Amendment A certainly has interesting policy implications. It creates a new source of revenue for state and local governments, and it may lead to increased social costs (if, if, if legalization leads to increased use). But the same could be said of Deadwood casino gambling, which we’ve written into our Constitution and expanded over the past three decades. Deadwood casinos didn’t reconfigure our system of government; neither will legal, taxed weed.
Amendment A may thus be viewed as an amendment, not a revision, and the plaintiffs’ argument may be viewed as insufficient to overturn the will of the voters.
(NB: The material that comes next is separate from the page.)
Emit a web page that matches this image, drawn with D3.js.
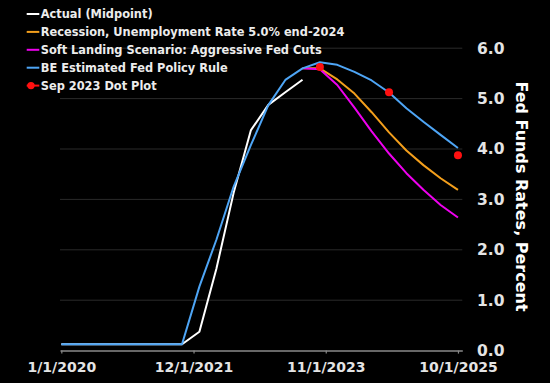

Related Reading: Various parties challenged California’s 2008 Proposition 8, a ban on same-sex marriage, on amendment/revision grounds, claiming that banning gay marriage so fundamentally altered the California Constitution that it was a revision,not an amendment, and thus had to originate from a constitutional convention. The California Supreme Court disagreed, saying Californians had legally wrought all sorts of changes to vitally important questions via the amendment process. Going beyond amendment to revision requires that “a constitutional measure must make a far reaching change in the fundamental governmental structure or the foundational power of its branches as set forth in the Constitution.”
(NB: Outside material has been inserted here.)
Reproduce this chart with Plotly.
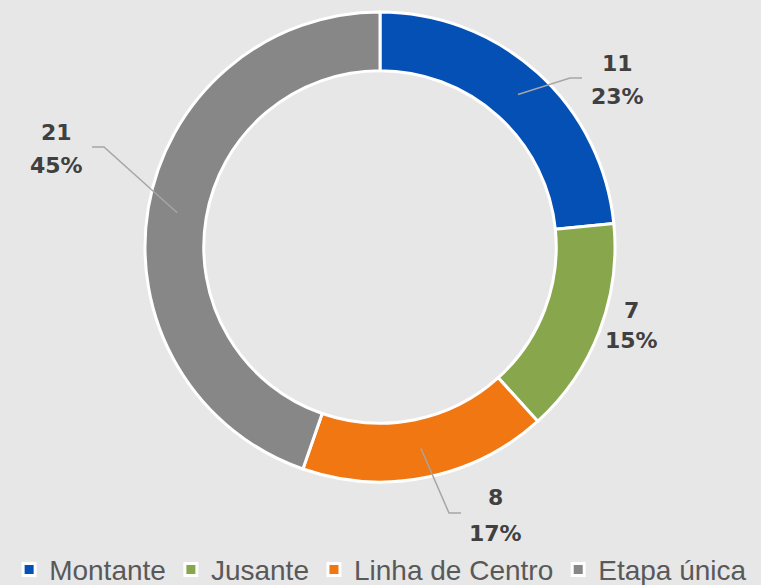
import math
import plotly.graph_objects as go

# ---- data ----
categories = ["Montante", "Jusante", "Linha de Centro", "Etapa única"]
values = [11, 7, 8, 21]
colors = ["#0450B4", "#88A74C", "#F07712", "#878787"]

# ---- layout constants ----
W, H = 761, 585
CX, CY, R_OUT = 380, 247, 235
HOLE = 0.75
BG = "#E7E7E7"
LABEL_COLOR = "#404040"
LINE_COLOR = "#A6A6A6"
# label text centres (pixels) and leader-line side (+1 right of anchor, -1 left, 0 none)
label_pos = [(617, 80), (631, 325), (496, 515), (57, 149)]
leader_side = [1, 0, 1, -1]
line_gap = [16.5, 15, 18, 16]

def px(x):
    return x / W

def py(y):
    return 1 - y / H

fig = go.Figure(
    go.Pie(
        labels=categories,
        values=values,
        sort=False,
        direction="clockwise",
        rotation=0,
        hole=HOLE,
        textinfo="none",
        hoverinfo="label+value+percent",
        marker=dict(colors=colors, line=dict(color="white", width=3)),
        domain=dict(x=[px(CX - R_OUT), px(CX + R_OUT)], y=[py(CY + R_OUT), py(CY - R_OUT)]),
    )
)

total = sum(values)
annotations = []
shapes = []
cum = 0
r_mid = R_OUT * (1 + HOLE) / 2
label_font = dict(family="DejaVu Sans", size=22, color=LABEL_COLOR)
for i, v in enumerate(values):
    mid = (cum + v / 2) / total * 2 * math.pi
    cum += v
    lx, ly = label_pos[i]
    g = line_gap[i]
    pct = f"{round(v / total * 100)}%"
    annotations.append(dict(x=px(lx), y=py(ly - g), xref="paper", yref="paper",
                            text=f"<b>{v}</b>", showarrow=False, font=label_font,
                            xanchor="center", yanchor="middle"))
    annotations.append(dict(x=px(lx), y=py(ly + g), xref="paper", yref="paper",
                            text=f"<b>{pct}</b>", showarrow=False, font=label_font,
                            xanchor="center", yanchor="middle"))
    side = leader_side[i]
    if side != 0:
        sx = CX + r_mid * math.sin(mid)
        sy = CY - r_mid * math.cos(mid)
        hy = ly - 2
        ex = lx - side * 35
        bx = lx - side * 47
        path = f"M {px(sx)} {py(sy)} L {px(bx)} {py(hy)} L {px(ex)} {py(hy)}"
        shapes.append(dict(type="path", path=path, xref="paper", yref="paper",
                           line=dict(color=LINE_COLOR, width=1.5), layer="above"))

fig.update_layout(
    width=W,
    height=H,
    margin=dict(l=0, r=0, t=0, b=0, autoexpand=False),
    paper_bgcolor=BG,
    plot_bgcolor=BG,
    annotations=annotations,
    shapes=shapes,
    showlegend=True,
    legend=dict(
        orientation="h",
        x=0.012,
        xanchor="left",
        y=0.026,
        yanchor="middle",
        font=dict(family="Liberation Sans, Arial", size=28, color="#595959"),
        bgcolor="rgba(0,0,0,0)",
        itemclick=False,
    ),
)

fig.write_html(
    "out.html",
    config={"displayModeBar": False},
    post_script="document.body.style.margin='0';document.body.style.padding='0';document.body.style.overflow='hidden';",
)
Another interesting aspect of these constitutional provisions, especially Article XXIII, § 1, with the recent changes in language regarding the single subject requirement, is that the drafters removed “may” and replaced it with “shall” at several places. This suggests a clearly intended difference in meaning with “shall” identifying mandatory requirements or restrictions and “may” identifying mere options rather than a mandatory or restrictive process. Such a view seems supported by the very changes from “may” to “shall” in the language of section 1. Compare the language posted by the Secretary of State in the Constitution as it existed in January 2019
with the more current language posted by the LRC.
This could be a distinction without a difference or it could be quite significant to a court in the interpretation of section 2, which reads in part:
The rest of section 2 uses the term “shall” to describe what steps must be taken if a constitutional convention is, in fact, called for. Unless “may” is construed to mean “shall,” this language can’t make the plaintiff’s argument any easier.
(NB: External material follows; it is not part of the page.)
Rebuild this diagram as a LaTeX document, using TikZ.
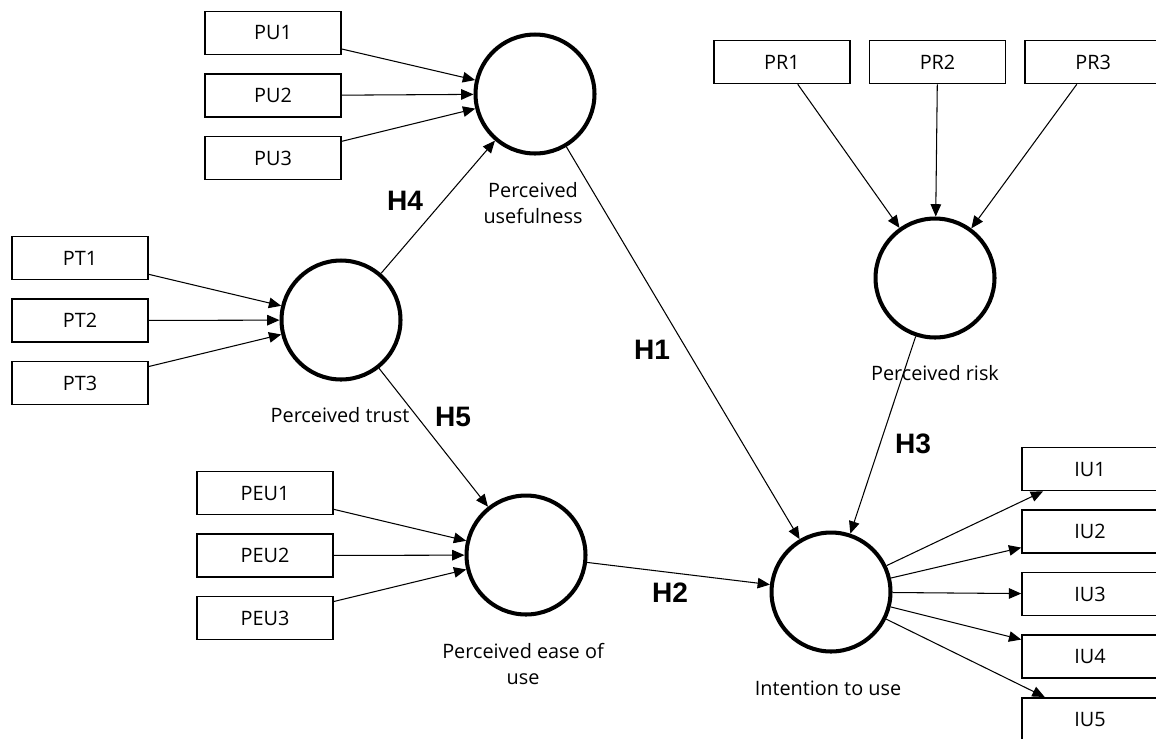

Great read. Looking forward to more information and filing status changes. What a great opportunity to bolster my technical knowledge and philosophy background with heuristics of constitutional state-level governance. Particularly, I’m looking forward to seeing the actual rulings as they might obviate or confirm various aspects of the analysis above.
God, Cory, I can’t imagine how long it must have taken you to write that, but it’s typically thoughtful, erudite, and compelling–thanks!! I wish you were one of the members of the SD Supreme Court! ;-)
Drey, thanks. Five articles, 6,000 words, 36 hours. More to come. Tell me what your lawyers come up with.
I look forward to Governor Sutton’s appointment to the bench. (They don’t require a law degree, right? : – D)
Well, all I can say is your 6000 words were very compelling and persuasive. I don’t know about Governor Sutton, but if there were (but there won’t be!) a Governor Samuelson, he would give serious consideration to such an appointment!